## DIRECTION
Please set down all the lines beneath this one exactly, without the pictures.

## SUPPLIED MATERIAL
+ + + +

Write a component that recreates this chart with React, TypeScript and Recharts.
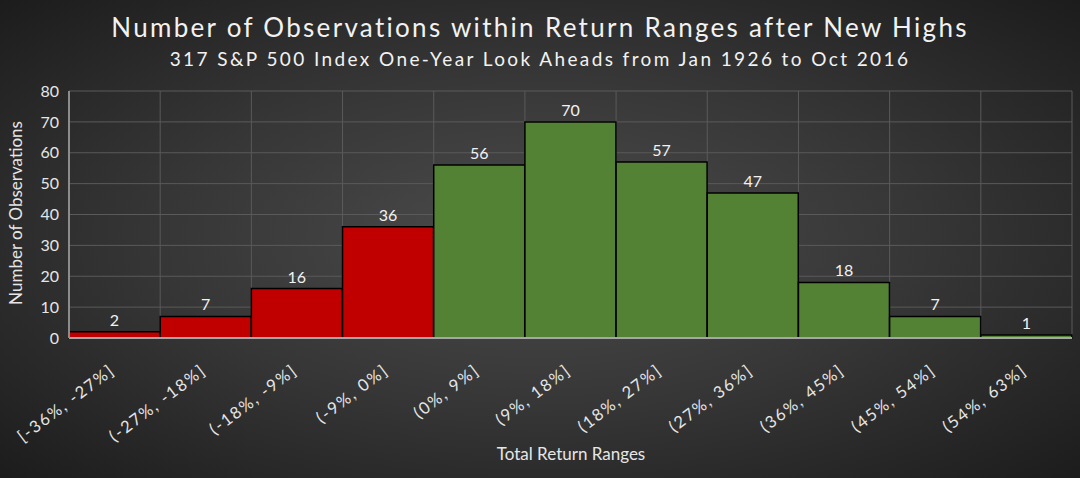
import React from 'react';
import {
  Bar,
  BarChart,
  CartesianGrid,
  Cell,
  LabelList,
  XAxis,
  YAxis
} from 'recharts';

const ranges = [
  '[-36%, -27%]',
  '(-27%, -18%]',
  '(-18%, -9%]',
  '(-9%, 0%]',
  '(0%, 9%]',
  '(9%, 18%]',
  '(18%, 27%]',
  '(27%, 36%]',
  '(36%, 45%]',
  '(45%, 54%]',
  '(54%, 63%]'
];
const observations = [2, 7, 16, 36, 56, 70, 57, 47, 18, 7, 1];
const yTicks = [0, 10, 20, 30, 40, 50, 60, 70, 80];

const data = ranges.map((range, i) => ({ range, count: observations[i] }));

const FONT = "Lato, 'Open Sans', sans-serif";

const RotatedTick = (props: any) => {
  const { x, y, payload } = props;
  return (
    <g transform={`translate(${x - 2},${y + 22}) rotate(-37)`}>
      <text
        x={0}
        y={0}
        dy="0.35em"
        textAnchor="end"
        fill="#e6e6e6"
        fontSize={16.5}
        fontFamily={FONT}
        letterSpacing={1.8}
      >
        {payload.value}
      </text>
    </g>
  );
};

const App: React.FC = () => {
  return (
    <div
      style={{
        position: 'absolute',
        left: 0,
        top: 0,
        width: 1080,
        height: 478,
        background: 'radial-gradient(ellipse at 50% 50%, #4c4c4c 0%, #363636 50%, #1c1c1c 100%)',
        fontFamily: FONT,
        overflow: 'hidden'
      }}
    >
      <div
        style={{
          position: 'absolute',
          top: 11,
          width: 1080,
          textAlign: 'center',
          color: '#f2f2f2',
          fontSize: 26,
          letterSpacing: 2.3
        }}
      >
        Number of Observations within Return Ranges after New Highs
      </div>
      <div
        style={{
          position: 'absolute',
          top: 47,
          width: 1080,
          textAlign: 'center',
          color: '#f2f2f2',
          fontSize: 19,
          letterSpacing: 2.4
        }}
      >
        317 S&amp;P 500 Index One-Year Look Aheads from Jan 1926 to Oct 2016
      </div>
      <div
        style={{
          position: 'absolute',
          left: 15,
          top: 213,
          transform: 'translate(-50%, -50%) rotate(-90deg)',
          whiteSpace: 'nowrap',
          color: '#e6e6e6',
          fontSize: 17
        }}
      >
        Number of Observations
      </div>
      <div
        style={{
          position: 'absolute',
          top: 443,
          left: 571,
          transform: 'translateX(-50%)',
          whiteSpace: 'nowrap',
          color: '#e6e6e6',
          fontSize: 17
        }}
      >
        Total Return Ranges
      </div>
      <BarChart
        width={1080}
        height={478}
        data={data}
        barCategoryGap={0}
        margin={{ top: 91, right: 8, bottom: 40, left: 19 }}
        style={{ position: 'absolute', left: 0, top: 0 }}
      >
        <CartesianGrid
          stroke="#5a5a5a"
          strokeWidth={1}
          verticalCoordinatesGenerator={({ offset }: any) =>
            ranges.map((_, i) => offset.left + ((i + 1) * offset.width) / ranges.length)
          }
        />
        <XAxis
          dataKey="range"
          height={100}
          interval={0}
          tickLine={false}
          axisLine={{ stroke: '#a6a6a6', strokeWidth: 2 }}
          tick={<RotatedTick />}
        />
        <YAxis
          width={50}
          domain={[0, 80]}
          ticks={yTicks}
          tickLine={false}
          axisLine={{ stroke: '#8c8c8c', strokeWidth: 2 }}
          tick={{ fill: '#e6e6e6', fontSize: 16, fontFamily: FONT }}
          tickMargin={4}
        />
        <Bar dataKey="count" stroke="#000" strokeWidth={1.5} isAnimationActive={false}>
          {data.map((d, i) => (
            <Cell key={d.range} fill={i < 4 ? '#c00000' : '#548235'} />
          ))}
          <LabelList
            dataKey="count"
            position="top"
            offset={6}
            fill="#f2f2f2"
            fontSize={16}
            fontFamily={FONT}
          />
        </Bar>
      </BarChart>
    </div>
  );
};

export default App;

+ + + +

## RESULT OF THE TASK
Write a component that recreates this chart with React, TypeScript and Recharts.
import React from 'react';
import {
  Bar,
  BarChart,
  CartesianGrid,
  Cell,
  LabelList,
  XAxis,
  YAxis
} from 'recharts';

const ranges = [
  '[-36%, -27%]',
  '(-27%, -18%]',
  '(-18%, -9%]',
  '(-9%, 0%]',
  '(0%, 9%]',
  '(9%, 18%]',
  '(18%, 27%]',
  '(27%, 36%]',
  '(36%, 45%]',
  '(45%, 54%]',
  '(54%, 63%]'
];
const observations = [2, 7, 16, 36, 56, 70, 57, 47, 18, 7, 1];
const yTicks = [0, 10, 20, 30, 40, 50, 60, 70, 80];

const data = ranges.map((range, i) => ({ range, count: observations[i] }));

const FONT = "Lato, 'Open Sans', sans-serif";

const RotatedTick = (props: any) => {
  const { x, y, payload } = props;
  return (
    <g transform={`translate(${x - 2},${y + 22}) rotate(-37)`}>
      <text
        x={0}
        y={0}
        dy="0.35em"
        textAnchor="end"
        fill="#e6e6e6"
        fontSize={16.5}
        fontFamily={FONT}
        letterSpacing={1.8}
      >
        {payload.value}
      </text>
    </g>
  );
};

const App: React.FC = () => {
  return (
    <div
      style={{
        position: 'absolute',
        left: 0,
        top: 0,
        width: 1080,
        height: 478,
        background: 'radial-gradient(ellipse at 50% 50%, #4c4c4c 0%, #363636 50%, #1c1c1c 100%)',
        fontFamily: FONT,
        overflow: 'hidden'
      }}
    >
      <div
        style={{
          position: 'absolute',
          top: 11,
          width: 1080,
          textAlign: 'center',
          color: '#f2f2f2',
          fontSize: 26,
          letterSpacing: 2.3
        }}
      >
        Number of Observations within Return Ranges after New Highs
      </div>
      <div
        style={{
          position: 'absolute',
          top: 47,
          width: 1080,
          textAlign: 'center',
          color: '#f2f2f2',
          fontSize: 19,
          letterSpacing: 2.4
        }}
      >
        317 S&amp;P 500 Index One-Year Look Aheads from Jan 1926 to Oct 2016
      </div>
      <div
        style={{
          position: 'absolute',
          left: 15,
          top: 213,
          transform: 'translate(-50%, -50%) rotate(-90deg)',
          whiteSpace: 'nowrap',
          color: '#e6e6e6',
          fontSize: 17
        }}
      >
        Number of Observations
      </div>
      <div
        style={{
          position: 'absolute',
          top: 443,
          left: 571,
          transform: 'translateX(-50%)',
          whiteSpace: 'nowrap',
          color: '#e6e6e6',
          fontSize: 17
        }}
      >
        Total Return Ranges
      </div>
      <BarChart
        width={1080}
        height={478}
        data={data}
        barCategoryGap={0}
        margin={{ top: 91, right: 8, bottom: 40, left: 19 }}
        style={{ position: 'absolute', left: 0, top: 0 }}
      >
        <CartesianGrid
          stroke="#5a5a5a"
          strokeWidth={1}
          verticalCoordinatesGenerator={({ offset }: any) =>
            ranges.map((_, i) => offset.left + ((i + 1) * offset.width) / ranges.length)
          }
        />
        <XAxis
          dataKey="range"
          height={100}
          interval={0}
          tickLine={false}
          axisLine={{ stroke: '#a6a6a6', strokeWidth: 2 }}
          tick={<RotatedTick />}
        />
        <YAxis
          width={50}
          domain={[0, 80]}
          ticks={yTicks}
          tickLine={false}
          axisLine={{ stroke: '#8c8c8c', strokeWidth: 2 }}
          tick={{ fill: '#e6e6e6', fontSize: 16, fontFamily: FONT }}
          tickMargin={4}
        />
        <Bar dataKey="count" stroke="#000" strokeWidth={1.5} isAnimationActive={false}>
          {data.map((d, i) => (
            <Cell key={d.range} fill={i < 4 ? '#c00000' : '#548235'} />
          ))}
          <LabelList
            dataKey="count"
            position="top"
            offset={6}
            fill="#f2f2f2"
            fontSize={16}
            fontFamily={FONT}
          />
        </Bar>
      </BarChart>
    </div>
  );
};

export default App;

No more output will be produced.